La primera vez que ven al hombre en carne y hueso, y en colores, se les aparece como un cuerpo joven, dormido, desnudo, a medio cubrir por sábanas de raso de color azul, color de las aguas del itinerario sucesivo. El vigor asediado de canas del sujeto inmóvil es considerado por el hijo menor desde una posición ligeramente deprimida, casi rasante. El padre duerme profundo, un sueño pesado que desde el contrapicado de ángulo corto, desde el objetivo casi horizontal, es el sueño inerte de un Cristo yacente, del Cristo de Mantenga (1500, Pinacoteca de Brera, Milán).

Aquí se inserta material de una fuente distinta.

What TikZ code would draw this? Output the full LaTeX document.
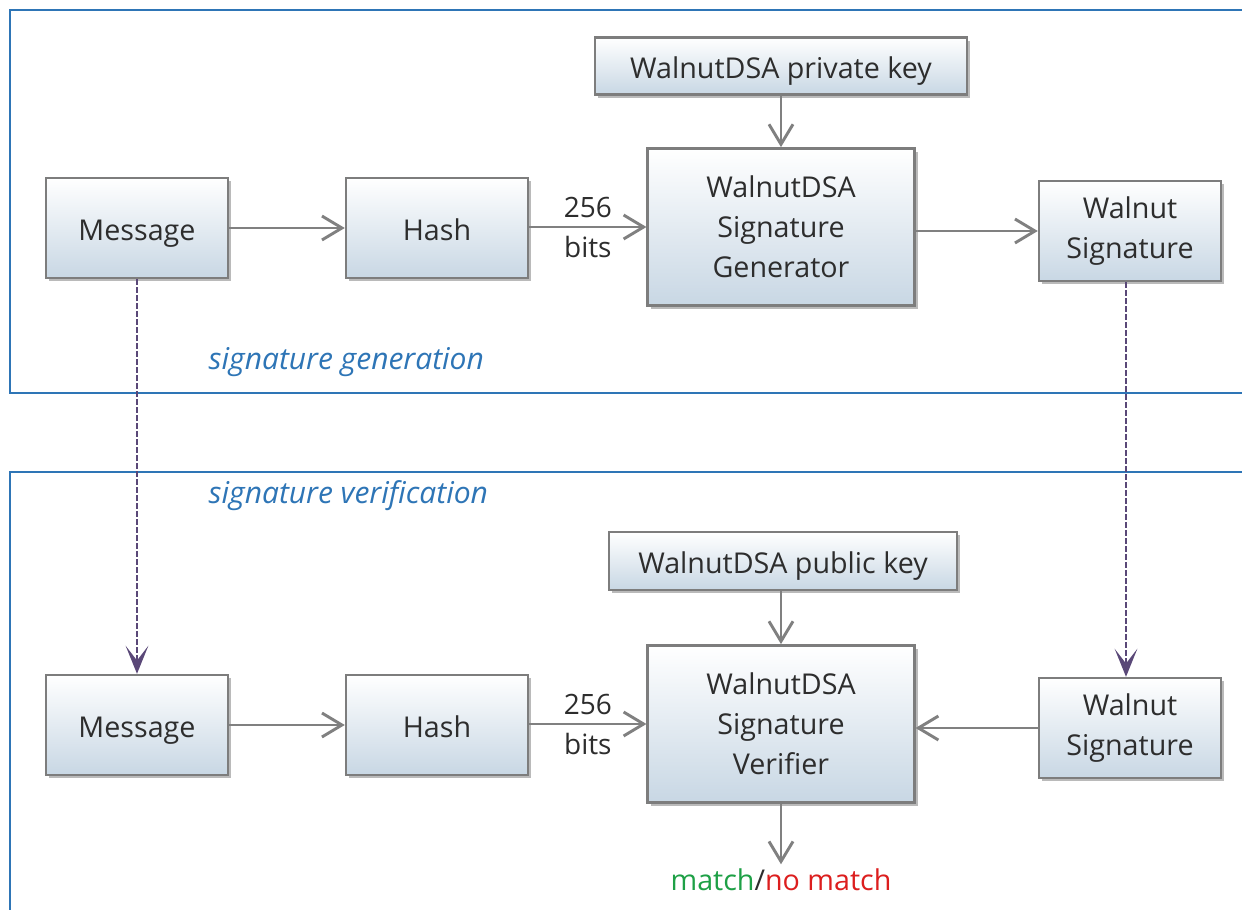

Después de todas las pruebas que apareja el viaje anhelado y forzoso de los hijos con el padre, de los castigos físicos que sufren reiteradamente, como efectos de un obsesivo afán de instrucción intensiva, y que exponen los estigmas del alma que les provoca el sujeto; después de todos los misterios, de las cosas que se consideran y extraen de las profundidades con urgencia vital -los gusanos para pescar; la caja de metal, cuyo contenido no se revela, y que el padre desentierra del suelo de una casa abandonada con tal reserva y cuidado, que la tarea disputa al viaje con los hijos, al reencuentro, la categoría de finalidad última; el pez enorme que espera a los niños en el agua del casco de un barco naufragado, para que lo pesquen, para que se retrasen, para desatar la fatalidad- después de todos los esfuerzos horizontales, que son imposiciones de la autoridad, del afuera, y de los propósitos verticales, que son efusiones de la voluntad, el padre muerto, Dios muerto por los hijos, debe ser visto con la misma perplejidad horizontal que al comienzo, ahora desde el ángulo inevitable, ineludible, de la barca que conducen de vuelta.

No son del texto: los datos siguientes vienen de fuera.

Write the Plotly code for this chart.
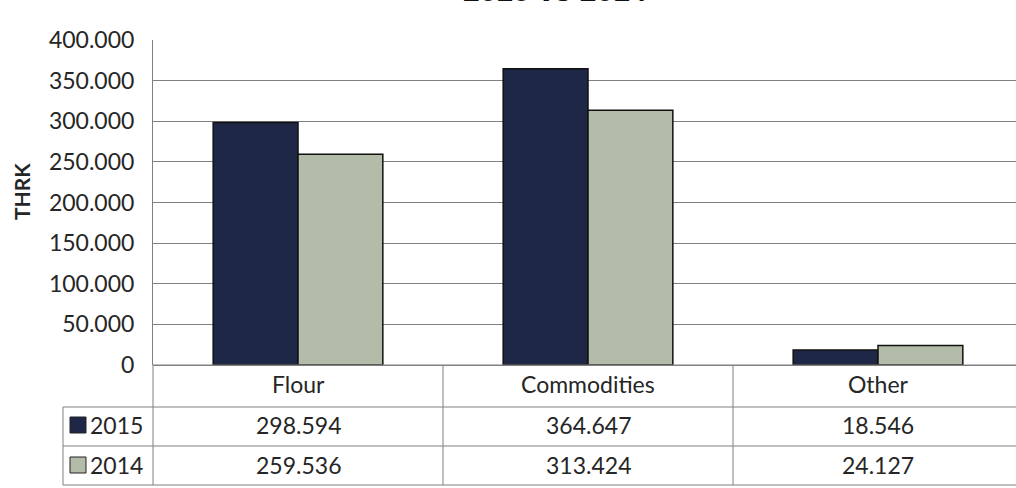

Dejemos pendientes las relaciones entre los términos de rigidez /dinamismo existencial y de sólido / líquido que “El regreso” explora metafóricamente –el padre y el hijo más constantes y esquemáticos, que consumen comida seca, respecto del niño menor, espontáneo y extrovertido, que toma sopa y que una vez que esta se enfría y consiste la rechaza-. Las identidades líquidas y las sólidas, o sus metamorfosis, podrían corresponder en el filme –y en una exégesis poética más larga que integrara la metáfora del objetivo acuoso- a los juegos de distancia focal, de lo nítido y lo borroso que el lente, cristal medio líquido, reparte de modo variable entre las cosas que atiende.